Sheet sheet = wb.getSheetAt(sheetNo);
for (int r = 0, rn = sheet.getLastRowNum() ; r <= rn ; r++) {
Row row = sheet.getRow(r);
if ( row == null ) { out.println(','); continue; }
for (int c = 0, cn = row.getLastCellNum() ; c < cn ; c++) {
Cell cell = row.getCell(c,Row.MissingCellPolicy.RETURN_BLANK_AS_NULL);
}
}
Export Specified Sheet Only
If the spreadsheet contains multiple sheets, a sheet number must be explicitly specified for export.
Sheet sheet = wb.getSheetAt(sheetNo);
The Final Cut
The core exporting program segment with all these updates now looks like this.
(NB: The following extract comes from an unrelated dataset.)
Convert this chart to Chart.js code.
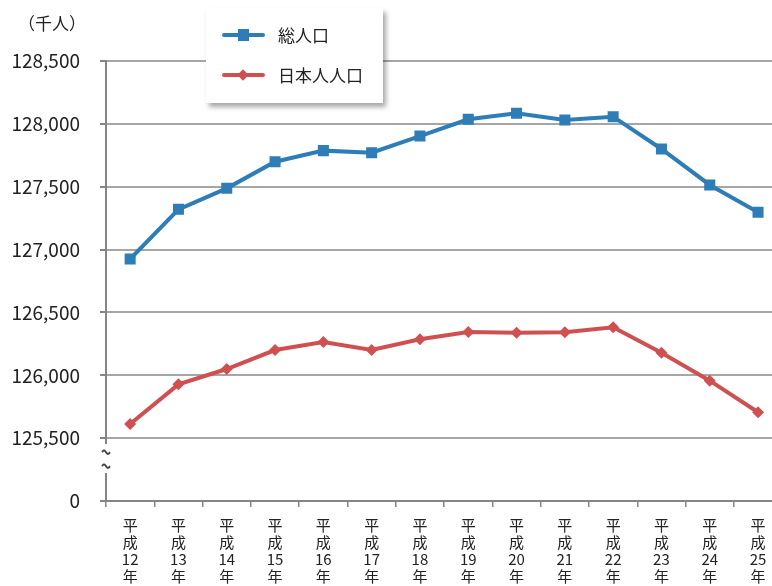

Workbook wb = new XSSFWorkbook(new File(xlsxFile));
int sheetNo = Integer.parseInt(args[index++]);
FormulaEvaluator fe = null;
if ( index < args.length ) {
fe = wb.getCreationHelper().createFormulaEvaluator();
}
DataFormatter formatter = new DataFormatter();
PrintStream out = new PrintStream(new FileOutputStream(csvFile),
true, "UTF-8");
byte[] bom = {(byte)0xEF, (byte)0xBB, (byte)0xBF};
out.write(bom);
{
Sheet sheet = wb.getSheetAt(sheetNo);
for (int r = 0, rn = sheet.getLastRowNum() ; r <= rn ; r++) {
Row row = sheet.getRow(r);
if ( row == null ) { out.println(','); continue; }
boolean firstCell = true;
for (int c = 0, cn = row.getLastCellNum() ; c < cn ; c++) {
Cell cell = row.getCell(c, Row.MissingCellPolicy.RETURN_BLANK_AS_NULL);
if ( ! firstCell ) out.print(',');
if ( cell != null ) {
if ( fe != null ) cell = fe.evaluateInCell(cell);
String value = formatter.formatCellValue(cell);
if ( cell.getCellTypeEnum() == CellType.FORMULA ) {
value = "=" + value;
}
out.print(encodeValue(value));
}
firstCell = false;
}
out.println();
}
}
Summary
Exporting data in Excel spreadsheet to CSV is quite simple;
it is also provided directly in Excel. However exporting Unicode data
within the spreadsheet is not done correctly by Excel. In this article,
we covered some issues arising from this process including exporting
formulas, maintaining cell references and proper escaping of data.